Week 10: On “Power to the People”

As an electronic engineering student who has learned some relevant technology of the radio, like the amplifier circuits or the modulation process, I find it very fascinating to see radio’s role in social-historical stage. Its power to transform the mass is unprecedented. “…it (the act of listening to the leader) made the crowd into the people”, Dawson says. This summarizes how radio influenced the political behavior of the crowd. Radio created a sense of belonging to a greater community–the nation–that to some extent transcended the hierarchy. Both the elites and the poor could listen to a speech at the same time or hum with a popular song played on the radio, be it samba or tango. The people could also defy the authority by rejecting the official radio programs with didactic propaganda or music with ulterior intention, which would be much harder had the defiance been face-to-face. More importantly, with shared information and sentiments, the crowd could be united over a large region to become a power that shook the decision of the authority. We see convincing incidents in all three countries mentioned in this chapter, the release of Perón from jail being one of the most impressive.
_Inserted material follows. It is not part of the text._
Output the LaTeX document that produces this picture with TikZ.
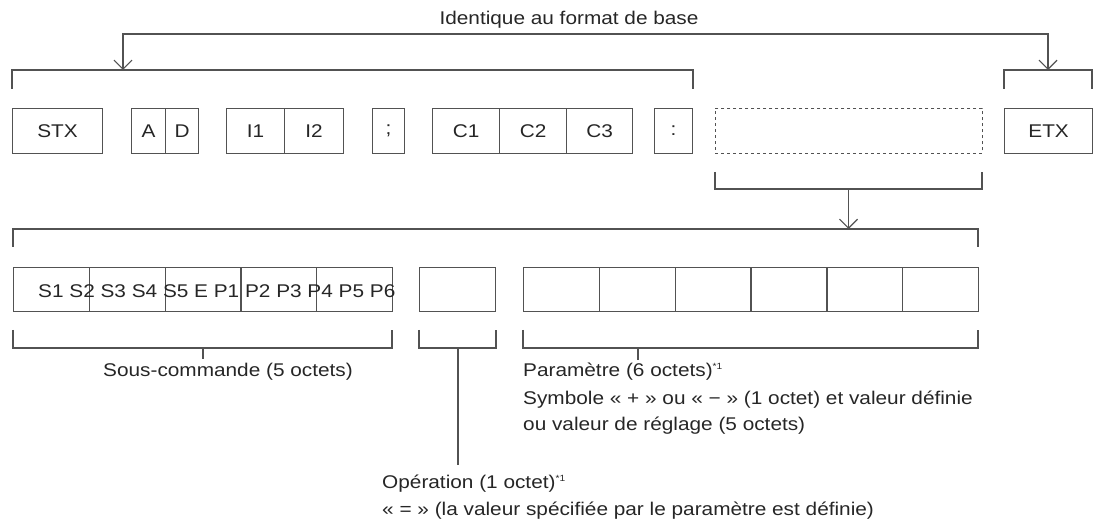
\documentclass[tikz,border=0pt]{standalone}
\usepackage{fontspec}
\setmainfont{Liberation Sans}[FakeStretch=1.13]
\usetikzlibrary{arrows.meta}

\def\sizedtext{\fontsize{18.4}{27}\selectfont}
\def\note{\fontsize{9}{9}\selectfont\raisebox{7pt}{*1}}
\colorlet{field edge}{black!68}
\colorlet{field text}{black!85}
\tikzset{field/.style={draw=field edge, line width=1.2pt, minimum height=45pt,
        inner sep=0pt, anchor=north west, text=field text, font=\sizedtext},
    bracket/.style={draw=field edge, line width=1.2pt},
    pointer/.style={bracket, -{Straight Barb[length=9pt, width=18pt, line width=1.2pt]}},
    caption/.style={text=field text, font=\sizedtext, inner sep=0pt, anchor=base west}}

\begin{document}
\begin{tikzpicture}[x=1pt, y=-1pt]
        \useasboundingbox (0,0) rectangle (1101,529);

        % Basic format
        \begin{scope}
            \node[field, minimum width=90pt] (stx) at (12,108) {STX};
            \node[field, minimum width=34pt] (a) at (131,108) {A};
            \node[field, minimum width=33pt] (d) at (165,108) {D};
            \node[field, minimum width=58pt] (ione) at (226,108) {I1};
            \node[field, minimum width=59pt] (itwo) at (284,108) {I2};
            \node[field, minimum width=32pt] (semi) at (372,108) {;};
            \node[field, minimum width=67pt] (cone) at (432,108) {C1};
            \node[field, minimum width=67pt] (ctwo) at (499,108) {C2};
            \node[field, minimum width=66pt] (cthree) at (566,108) {C3};
            \node[field, minimum width=38pt] (colon) at (654,108) {:};
            \node[field, minimum width=267pt, dashed, line width=0.9pt] (blank) at (715,108) {};
            \node[field, minimum width=88pt] (etx) at (1004,108) {ETX};
        \end{scope}

        % Same as basic format
        \begin{scope}
            \node[caption, anchor=base] (same) at (569,25) {Identique au format de base};
            \coordinate (head-l) at (123,70);
            \coordinate (head-r) at (1048,70);
            \coordinate (same-line) at (585,34);
            \draw[bracket] (12,89) -- (12,70) -- (693,70) -- (693,89);
            \draw[bracket] (1004,89) -- (1004,70) -- (1092,70) -- (1092,89);
            \draw[pointer, {Straight Barb[length=9pt, width=18pt, line width=1.2pt]}-{Straight Barb[length=9pt, width=18pt, line width=1.2pt]}]
                (head-l) |- (same-line) -| (head-r);
        \end{scope}

        % Expanded field
        \begin{scope}
            \coordinate (blank-brk) at (848.5,189);
            \coordinate (ext-brk) at (848.5,229);
            \draw[bracket] (715,172) -- (715,189) -- (982,189) -- (982,172);
            \draw[pointer] (blank-brk) -- (ext-brk);
            \draw[bracket] (13,247) -- (13,229) -- (978,229) -- (978,247);
        \end{scope}

        % Sub command, operation and parameter
        \begin{scope}
            \foreach \i in {0,...,4}
                \node[field, minimum width=75.8pt, minimum height=44pt] (s\i) at (13+75.8*\i,267) {};
            \node[field, minimum height=44pt, minimum width=76pt] (op) at (419,267) {};
            \foreach \i in {0,...,5}
                \node[field, minimum width=75.83pt, minimum height=44pt] (p\i) at (523+75.83*\i,267) {};
            \node[caption] (subtext) at (38,298) {S1 S2 S3 S4 S5 E P1 P2 P3 P4 P5 P6};
        \end{scope}

        % Lower brackets and notes
        \begin{scope}
            \draw[bracket] (13,330) -- (13,348) -- (392,348) -- (392,330);
            \draw[bracket] (203,348) -- (203,359);
            \node[caption] (subcap) at (103,377) {Sous-commande (5 octets)};

            \draw[bracket] (419,330) -- (419,348) -- (496,348) -- (496,330);
            \draw[bracket] (458,348) -- (458,465);
            \node[caption] (opcap) at (382,488) {Opération (1 octet)\note};
            \node[caption] (opnote) at (382,515) {« = » (la valeur spécifiée par le paramètre est définie)};

            \draw[bracket] (523,330) -- (523,348) -- (978,348) -- (978,330);
            \draw[bracket] (638,348) -- (638,360);
            \node[caption] (parcap) at (523,377) {Paramètre (6 octets)\note};
            \node[caption] (parsign) at (523,404) {Symbole « + » ou « − » (1 octet) et valeur définie};
            \node[caption] (parval) at (523,431) {ou valeur de réglage (5 octets)};
        \end{scope}
    \end{tikzpicture}
\end{document}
Hence it’s plain to see that for political leaders wielding radio well meant turning the power of the people in them. However it’s not so easy to accomplish. The reason is that people are not always fools. They may be fooled once but not all times. No matter how rhetoric and moving you are on the radio, the people will ultimately look for the actual changes in their lives. Wage increase, healthcare, suffrage, etc., people’s support lasted with the realization of those promises. Therefore the principle of a beloved leader was not so much changed with the use of radio; you still need to cater to people’s needs. Cárdenas couldn’t force villagers to listen to XFX by gluing the dials, but could receive thousands of telegrams expressing support when he nationalized the oil industry. Similarly, I believe that Evita’s long-lived esteem was not determined by how humble and magnanimous she portrayed herself in the speech, but what she actually did especially with FEP.